It looks like the RTO saga has finally reached my company, so most of our engineering force will be coming into the office a couple a days a week, including myself.
Well, I guess it was announced a couple months ago, but it's finally taking effect as of June. Personally, I don't really mind, since I'm living downtown SF and it's only a 30 minute walk down Columbus and Montgomery to get to the office. But it seems a bit superficial, since I'll need to Zoom the vast majority of my team anyhow...
Regardless, I do see some value in having an in-person collaborative space. Especially in the context of fresh college graduates, where I feel like remote work will probably stunt their growth, to some extent. There's something to be said about being able to freely and casually interact with your team throughout the day, in little "hallway conversations."
Though, feelings aside, SF really needs this right now. In one recent study, San Francisco was determined to be in last place in covid recovery among major cities.
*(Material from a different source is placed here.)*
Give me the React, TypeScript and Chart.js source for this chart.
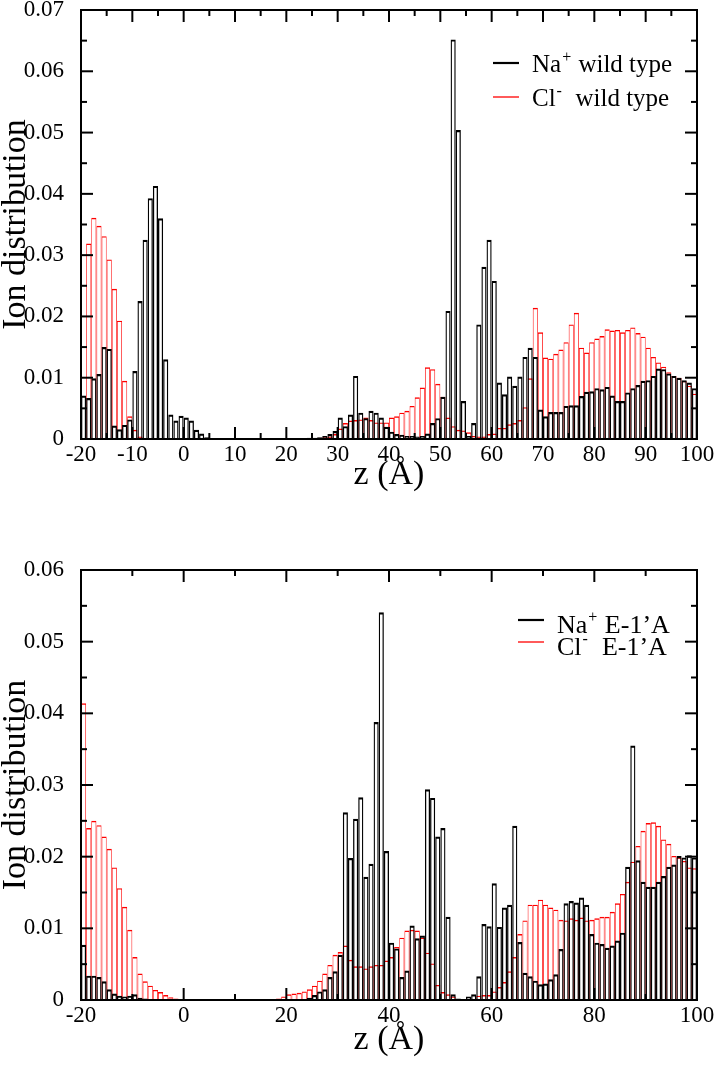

It makes sense, given how many people here are in tech, and are really able to work remotely without issue. Or, I would have thought. lol Elon doesn't think so.
Productivity is a tricky thing to gauge, and if you ask me, the countless cross-disciplinary social studies that have attempted to answer this question in recent years have been largely meaningless. This is probably why every week the consensus on remote productivity seems to flip. I suppose you could probably use more tangible metrics like revenue growth, but even then, since the onset of the pandemic, the US (and probably the rest of the world, too) has practically become a large scale economics experiment, so you'd be remiss if you attempted to make any conclusions of causality based on assumptions of normalcy.
But I'm not really interested in productivity across the board anyhow. I want to know if software developers, specifically, are more or less productive. But I couldn't really find anything.
Of course developers are happier working from home, and they certainly seem to self report increased productivity (myself included), but there may be more subtle productivity losses incurred due to things like reduced interaction with colleagues and collaboration. But I couldn't really find any in-depth studies attempting to objectively measure this.
I have a feeling every software company is going to implement an RTO strategy over the next year or two, whether it's a full return or a hybrid model, regardless of the results of any studies. It has more to do with power and status, if you ask me. These companies want to flex their presence in all of the major cities, but they can't do that if their developers are working comfortably every day with no pants on, in the middle of nowhere.